On June 26, 2015, in a historic decision, the United States Supreme Court ruled 5–4 that the fourteenth amendment guaranteed the right of same-sex couples to marry and that the states could not deny this constitutional right. Justice Kennedy, writing for the majority, grounded his analysis of the issue in the fundamental right to liberty of the person and how the Due Process and Equal Protections clauses of the fourteenth amendment guaranteed that same-sex couples could not be denied said right. Each of the four dissenting justices, representing the conservative wing of the Court, wrote dissenting opinions.
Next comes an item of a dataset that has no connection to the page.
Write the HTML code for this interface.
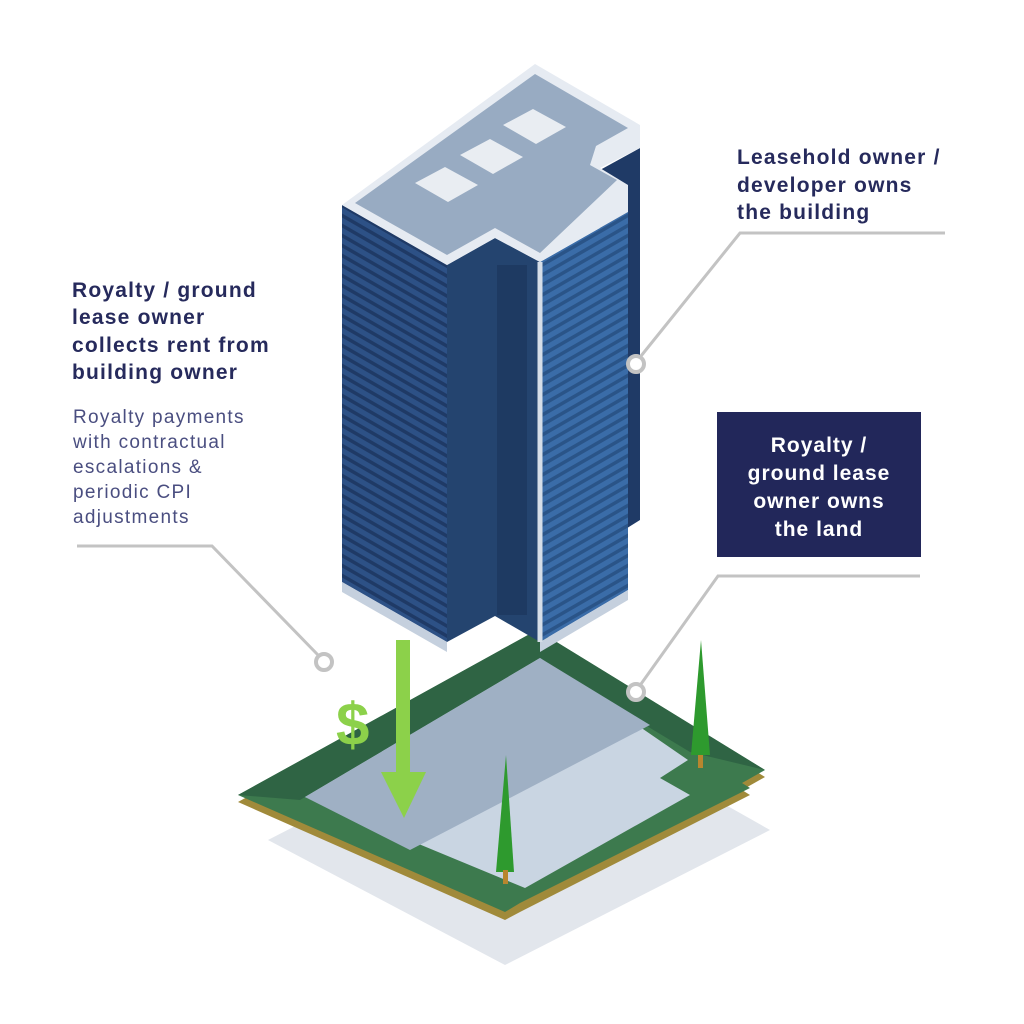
<!DOCTYPE html>
<html><head><style>
body{margin:0;background:#fff;width:1024px;height:1024px;overflow:hidden}
svg{position:absolute;left:0;top:0}
.b{font-family:"Liberation Sans",sans-serif;font-weight:bold;fill:#262a5c;font-size:21px;letter-spacing:1.2px}
.r{font-family:"Liberation Sans",sans-serif;fill:#4a4e80;font-size:19px;letter-spacing:1.3px}
.w{font-family:"Liberation Sans",sans-serif;font-weight:bold;fill:#fff;font-size:21px;letter-spacing:1px}
</style></head><body>
<svg width="1024" height="1024" viewBox="0 0 1024 1024">
<defs>
<pattern id="st" width="10" height="10" patternUnits="userSpaceOnUse" patternTransform="skewY(30)">
<rect width="10" height="10" fill="#2d5186"/><rect y="6" width="10" height="4" fill="#1f3a66"/></pattern>
<pattern id="st2" width="10" height="10" patternUnits="userSpaceOnUse" patternTransform="skewY(-30)">
<rect width="10" height="10" fill="#3a6ca8"/><rect y="6" width="10" height="4" fill="#2a5488"/></pattern>
</defs>
<polygon points="540,700 268,840 505,965 770,830" fill="#e2e6ec"/>
<polygon points="537,638 238,802 505,920 520,912 750,795 742,790 765,777" fill="#a08a3a"/>
<polygon points="537,630 238,795 505,912 520,903 750,788 742,783 765,770" fill="#3d7a4e"/>
<polygon points="537,630 238,795 300,800 537,660 690,752 765,770" fill="#2f6444"/>
<polygon points="540,658 305,797 525,888 690,795 660,778 688,760" fill="#c9d5e2"/>
<polygon points="540,658 305,797 410,850 650,725" fill="#9fb0c4"/>
<polygon points="506,755 496,872 514,872" fill="#2e9a2e"/><rect x="503" y="870" width="5" height="14" fill="#b8862e"/>
<polygon points="701,640 691,755 710,755" fill="#2e9a2e"/><rect x="698" y="755" width="5" height="13" fill="#b8862e"/>
<polygon points="600,170 640,148 640,520 600,545" fill="#1f3a66"/>
<polygon points="342,205 447,265 447,642 342,582" fill="url(#st)"/>
<polygon points="447,265 495,238 540,262 540,642 495,616 447,642" fill="#24446f"/>
<rect x="497" y="265" width="30" height="350" fill="#1e3a62"/>
<polygon points="540,262 628,212 628,590 540,642" fill="url(#st2)"/>
<polygon points="342,582 447,642 447,652 342,592" fill="#c5d0de"/>
<polygon points="540,642 628,590 628,600 540,652" fill="#c5d0de"/>
<line x1="540" y1="262" x2="540" y2="642" stroke="#d6dee8" stroke-width="5"/>
<polygon points="535,64 640,125 640,148 600,168 628,185 628,212 540,262 495,238 447,265 342,205" fill="#e6ebf2"/>
<polygon points="535,74 628,128 596,146 590,165 617,180 540,253 495,228 447,255 355,203" fill="#98abc2"/>
<polygon points="415,183 445,167 478,185 448,202" fill="#e9edf2"/>
<polygon points="460,155 490,139 523,157 493,174" fill="#e9edf2"/>
<polygon points="503,125 533,109 566,127 536,144" fill="#e9edf2"/>
<rect x="396" y="640" width="14" height="135" fill="#8cd14a"/>
<polygon points="381,772 426,772 404,818" fill="#8cd14a"/>
<text x="336" y="745" font-family="Liberation Sans,sans-serif" font-weight="bold" font-size="60" fill="#8cd14a">$</text>
<polyline points="77,546 212,546 318,655" fill="none" stroke="#c3c3c3" stroke-width="3"/>
<circle cx="324" cy="662" r="8" fill="#fff" stroke="#c3c3c3" stroke-width="4"/>
<polyline points="945,233 740,233 641,356" fill="none" stroke="#c3c3c3" stroke-width="3"/>
<circle cx="636" cy="364" r="8" fill="#fff" stroke="#c3c3c3" stroke-width="4"/>
<polyline points="920,576 718,576 641,684" fill="none" stroke="#c3c3c3" stroke-width="3"/>
<circle cx="636" cy="692" r="8" fill="#fff" stroke="#c3c3c3" stroke-width="4"/>
<text class="b" x="72" y="297">Royalty / ground</text>
<text class="b" x="72" y="324">lease owner</text>
<text class="b" x="72" y="352">collects rent from</text>
<text class="b" x="72" y="379">building owner</text>
<text class="r" x="73" y="423">Royalty payments</text>
<text class="r" x="73" y="448">with contractual</text>
<text class="r" x="73" y="473">escalations &amp;</text>
<text class="r" x="73" y="498">periodic CPI</text>
<text class="r" x="73" y="523">adjustments</text>
<text class="b" x="737" y="164">Leasehold owner /</text>
<text class="b" x="737" y="192">developer owns</text>
<text class="b" x="737" y="219">the building</text>
<rect x="717" y="412" width="204" height="145" fill="#22275a"/>
<text class="w" x="819" y="452" text-anchor="middle">Royalty /</text>
<text class="w" x="819" y="480" text-anchor="middle">ground lease</text>
<text class="w" x="819" y="508" text-anchor="middle">owner owns</text>
<text class="w" x="819" y="536" text-anchor="middle">the land</text>
</svg>
</body></html>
The decision, Obergefell et al. v Hodges, Director, Ohio Department of Health, et al., is linked below, as is the Guardian’s coverage of the ruling.

Obergefell et al. v Hodges

The Guardian’s coverage

Yet, despite the ruling, local and state government officials in a number of states were refusing to issue marriage licenses in protest of a ruling which they say compels them to violate their religious beliefs. Texas’ attorney general publically stated that “employees retain religious freedoms that may allow accommodation of their religious objections to issuing same-sex marriage licenses.” Meanwhile, a county clerk in Kentucky, who refused to issue marriage licenses to anyone after the ruling, has drawn the attention of the state’s governor, who ordered the clerk to follow the law.